There are two main types of sprinklers used in lawn irrigation, pop-up spray heads and rotors. Spray heads have a fixed spray pattern, while rotors have one or more streams that rotate. Spray heads are used to cover smaller areas, while rotors are used for larger areas. Golf course rotors are sometimes so large that a single sprinkler is combined with a valve and called a 'valve in head'. When used in a turf area, the sprinklers are installed with the top of the head flush with the ground surface. When the system is pressurized, the head will pop up out of the ground and water the desired area until the valve closes and shuts off that zone. Once there is no more pressure in the lateral line, the sprinkler head will retract back into the ground. In flower beds or shrub areas, sprinklers may be mounted on above ground risers or even taller pop-up sprinklers may be used and installed flush as in a lawn area.
There are many types of hose-end sprinklers. Many of them are smaller versions of larger agricultural and landscape sprinklers, sized to work with a typical garden hose. Some have a spiked base allowing them to be temporarily stuck in the ground, while others have a sled base designed to be dragged while attached to the hose.
Subirrigation has been used for many years in field crops in areas with high water tables. It is a method of artificially raising the water table to allow the soil to be moistened from below the plants' root zone. Often those systems are located on permanent grasslands in lowlands or river valleys and combined with drainage infrastructure. A system of pumping stations, canals, weirs and gates allows it to increase or decrease the water level in a network of ditches and thereby control the water table.

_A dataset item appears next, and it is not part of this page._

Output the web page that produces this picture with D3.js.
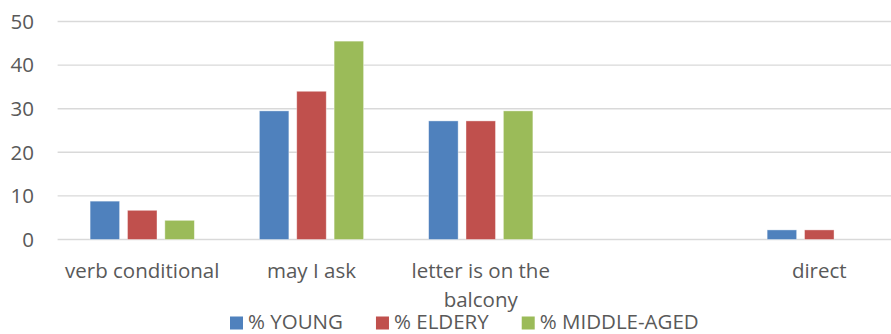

Subirrigation is also used in the commercial greenhouse production, usually for potted plants. Water is delivered from below, absorbed by upwards, and the excess collected for recycling. Typically, a solution of water and nutrients floods a container or flows through a trough for a short period of time, 10–20 minutes, and is then pumped back into a holding tank for reuse. Sub-irrigation in greenhouses requires fairly sophisticated, expensive equipment and management. Advantages are water and nutrient conservation, and labor savings through reduced system maintenance and automation. It is similar in principle and action to subsurface basin irrigation.
Another type of subirrigation is the self-watering container, also known as a sub-irrigated planter. This consists of a planter suspended over a reservoir with some type of wicking material such as a polyester rope. The water is drawn up the wick through capillary action. A similar technique is the wicking bed; this too uses capillary action.
Subsurface textile irrigation
Subsurface Textile Irrigation (SSTI) is a technology designed specifically for subirrigation in all soil textures from desert sands to heavy clays. A typical subsurface textile irrigation system has an impermeable base layer (usually polyethylene or polypropylene), a drip line running along that base, a layer of geotextile on top of the drip line and, finally, a narrow impermeable layer on top of the geotextile (see diagram). Unlike standard drip irrigation, the spacing of emitters in the drip pipe is not critical as the geotextile moves the water along the fabric up to 2 m from the dripper. The impermeable layer effectively creates an artificial water table.